Revisiting our February Call: “Forget precious metals or critical mineral stocks; oil and gas could emerge as the true hedge against geopolitical risk in the months to come.”

James Cooper is off for a few days this week, so we thought it might be worth sharing this update from James, published in early February:

“Oil: Only One Trade Matters.”

In this update, James made the pertinent point:

“Forget precious metals or critical mineral stocks; oil and gas could emerge as the true hedge against geopolitical risk in the months to come.”

Given how applicable this update was, we thought we’d revisit it and try to unpack why the oil and gas market goes deeper than the immediate risks in Iran.

Enjoy.

***

What does Europe, a continent starved for commodities, do when it faces future shortages of critical minerals and energy?

According to European Commission President Ursula von der Leyen, the decision is straightforward. Make things even harder!

According to von der Leyen: “It is time to turn off the tap” on Russian LNG.

Last September, the European Union made the critical (perhaps fateful) decision to cut off LNG imports into Europe one year earlier than planned.

By taking this bold decision, EU leaders believed they would cut off “Russia’s war economy.”

So, will it make a difference to the
Russian war machine?

Within days of the announcement, Russia secured a new buyer for its vast natural gas reserves…

A long-term deal with China that includes 50 billion cubic meters of gas being exported each year from Russia’s remote Siberian frontier.

It’s known as Power of Siberia 2.

The mechanics of the deal are straightforward: more energy for China, and substantial financial benefits for Russia.

The new gas pipeline is estimated to contribute up to 36% of China’s total gas imports… This will thrust Russia into becoming China’s most important energy supplier.

But for energy-deprived Europe, a crucial cutoff date is now approaching… Even faster than before.
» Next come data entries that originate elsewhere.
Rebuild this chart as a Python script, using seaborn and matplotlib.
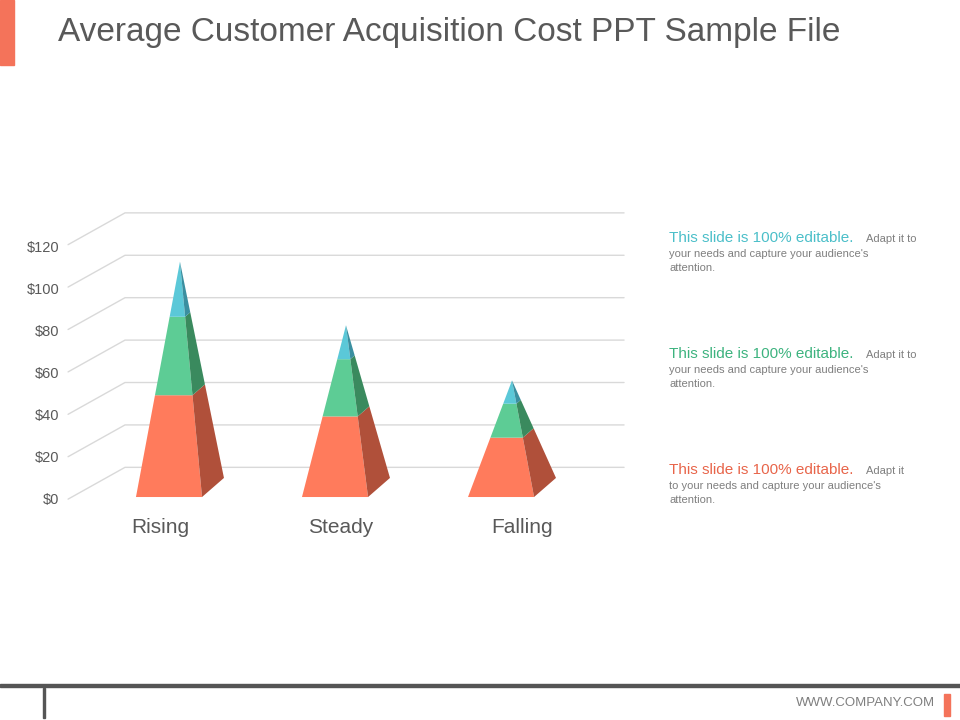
import matplotlib
matplotlib.use("Agg")
import matplotlib.pyplot as plt
import seaborn as sns
from matplotlib.patches import Rectangle

categories = ["Rising", "Steady", "Falling"]
bottom_vals = [48, 38, 28]
middle_vals = [37, 27, 16]
top_vals = [26, 16, 11]
tick_values = [0, 20, 40, 60, 80, 100, 120]
tick_labels = ["$0", "$20", "$40", "$60", "$80", "$100", "$120"]

sns.set_theme(style="white", font="Liberation Sans")
fig = plt.figure(figsize=(9.6, 7.2), dpi=100)
W, H = 960, 720
ax = fig.add_axes([40 / W, 1 - 560 / H, 600 / W, 380 / H])
ax.set_xlim(-0.777, 2.837)
ax.set_ylim(-29.7, 149.5)
ax.axis("off")

grid_c = "#d9d9d9"
for v, lab in zip(tick_values, tick_labels):
    ax.plot([-0.608, -0.265, 2.741], [v - 1, v + 14, v + 14], color=grid_c, lw=1, zorder=1)
    ax.text(-0.66, v * 0.99 - 1.5, lab, ha="right", va="center", fontsize=10.5, color="#595959")

front_cols = ["#FF7B5C", "#5DCC95", "#5BC8D8"]
side_cols = ["#B0503A", "#3A8A5E", "#3A8FA0"]

def lerp(p, q, t):
    return (p[0] + (q[0] - p[0]) * t, p[1] + (q[1] - p[1]) * t)

for i, cat in enumerate(categories):
    segs = [bottom_vals[i], middle_vals[i], top_vals[i]]
    Ht = sum(segs)
    c = i
    apex = (c + 0.066, Ht)
    fl, fr = (c - 0.199, 0), (c + 0.199, 0)
    sb = (c + 0.331, 9)
    cum = 0
    for s, fc, sc in zip(segs, front_cols, side_cols):
        t0, t1 = cum / Ht, (cum + s) / Ht
        cum += s
        pts = [lerp(fl, apex, t0), lerp(fr, apex, t0), lerp(fr, apex, t1), lerp(fl, apex, t1)]
        ax.fill([p[0] for p in pts], [p[1] for p in pts], color=fc, lw=0, zorder=3)
        pts = [lerp(fr, apex, t0), lerp(sb, apex, t0), lerp(sb, apex, t1), lerp(fr, apex, t1)]
        ax.fill([p[0] for p in pts], [p[1] for p in pts], color=sc, lw=0, zorder=3)
    ax.text(c - 0.054 + 0.09 * i, -14.6, cat, ha="center", va="center", fontsize=15, color="#595959")

fig.text(58 / W, 1 - 33 / H, "Average Customer Acquisition Cost PPT Sample File",
         fontsize=24, color="#595959", va="center", ha="left")
fig.patches.append(Rectangle((0, 1 - 65 / H), 14 / W, 65 / H, transform=fig.transFigure, color="#F4735A"))
fig.patches.append(Rectangle((0, 1 - 687 / H), 1, 3 / H, transform=fig.transFigure, color="#555555"))
fig.patches.append(Rectangle((43 / W, 1 - 718 / H), 2 / W, 30 / H, transform=fig.transFigure, color="#555555"))
fig.patches.append(Rectangle((944 / W, 1 - 716 / H), 6 / W, 22 / H, transform=fig.transFigure, color="#F4735A"))
fig.text(935 / W, 1 - 703 / H, "WWW.COMPANY.COM", fontsize=9.5, color="#7f7f7f", ha="right", va="center")

blocks = [
    (238, "#4BBFC9", ["Adapt it to", "your needs and capture your audience's", "attention."]),
    (354, "#3DB37F", ["Adapt it to", "your needs and capture your audience's", "attention."]),
    (470, "#E8654A", ["Adapt it", "to your needs and capture your audience's", "attention."]),
]
for y, col, lines in blocks:
    fig.text(669 / W, 1 - y / H, "This slide is 100% editable.", fontsize=11, color=col, va="center")
    fig.text(866 / W, 1 - (y + 1) / H, lines[0], fontsize=8, color="#7f7f7f", va="center")
    fig.text(669 / W, 1 - (y + 16) / H, lines[1], fontsize=8, color="#7f7f7f", va="center")
    fig.text(669 / W, 1 - (y + 30) / H, lines[2], fontsize=8, color="#7f7f7f", va="center")

fig.savefig("out.png", dpi=100)
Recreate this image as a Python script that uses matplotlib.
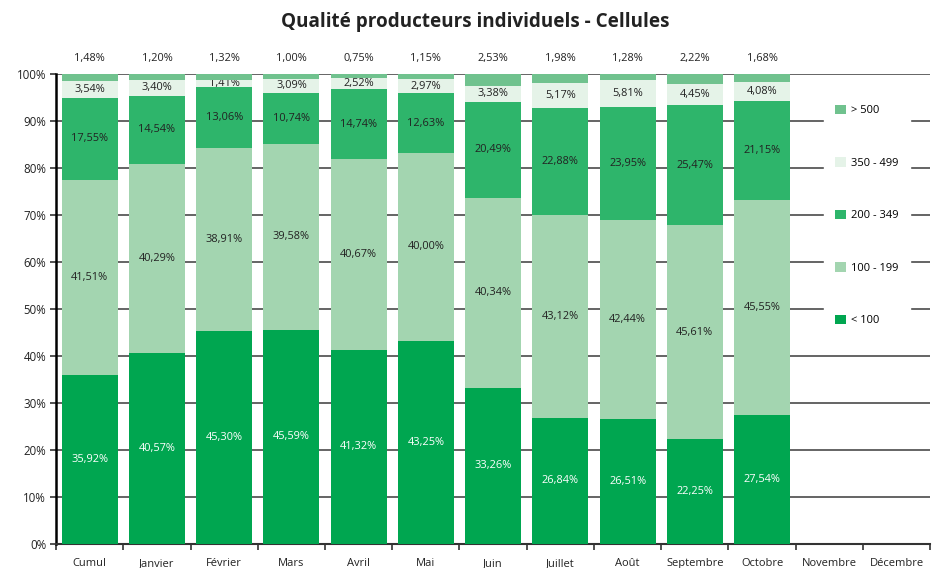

Kaja Kallas, the EU’s foreign policy chief, said that the new proposal aimed “to speed up the phase-out of Russian liquefied natural gas.”

But is this merely hastening Europe’s energy poverty?

Something that could have a broader impact on global markets.

60 years of uninterrupted supply
set to end soon

For over half a century, Russia has consistently supplied Europe with abundant natural gas. And that’s despite decades of tense Cold War frictions.

Russia’s vast natural resources have been a gift for Western Europe.

Initially, it helped to stabilise shattered European nations following the devastation of World War II.

However, it also fueled Western Europe’s economic advantages in the years that followed, making it the world’s premier hub for high-end manufacturing.

Cheap, reliable gas from Russia was the seed that sowed Europe’s Post-War growth and today’s luxuriant standards of living.

European countries often rank among the highest in average salaries worldwide. Many countries across the continent also lead the world in public education and healthcare.

Yet, all of that BEGINS with secure,
cheap, reliable and abundant energy.

Whether they understand it or not, that’s what EU leaders are putting at stake as they “turn off the tap.”

It’s part of the reason the oil and gas market remains vulnerable, despite IEA projections indicating global production will remain in surplus throughout 2026.

However, that’s only part of the equation, when you consider that the world’s three largest producers, the US, Saudi Arabia, and Russia, make up almost half of total global production.

Now, what happens if these energy superpowers begin to align and form a much more dominant OPEC-like alliance?

Far-fetched? Well, 2026 is already proving to be an extraordinary year that requires investors to think outside the box.

And that might mean re-considering consensus views that oil and gas prices will remain depressed.

Forget precious metals or critical mineral stocks; oil and gas could emerge as the true hedge against geopolitical risk in the months to come.

Regards,

James Cooper,
Mining: Phase One and Diggers and Drillers

All advice is general advice and has not taken into account your personal circumstances.

Please seek independent financial advice regarding your own situation, or if in doubt about the suitability of an investment.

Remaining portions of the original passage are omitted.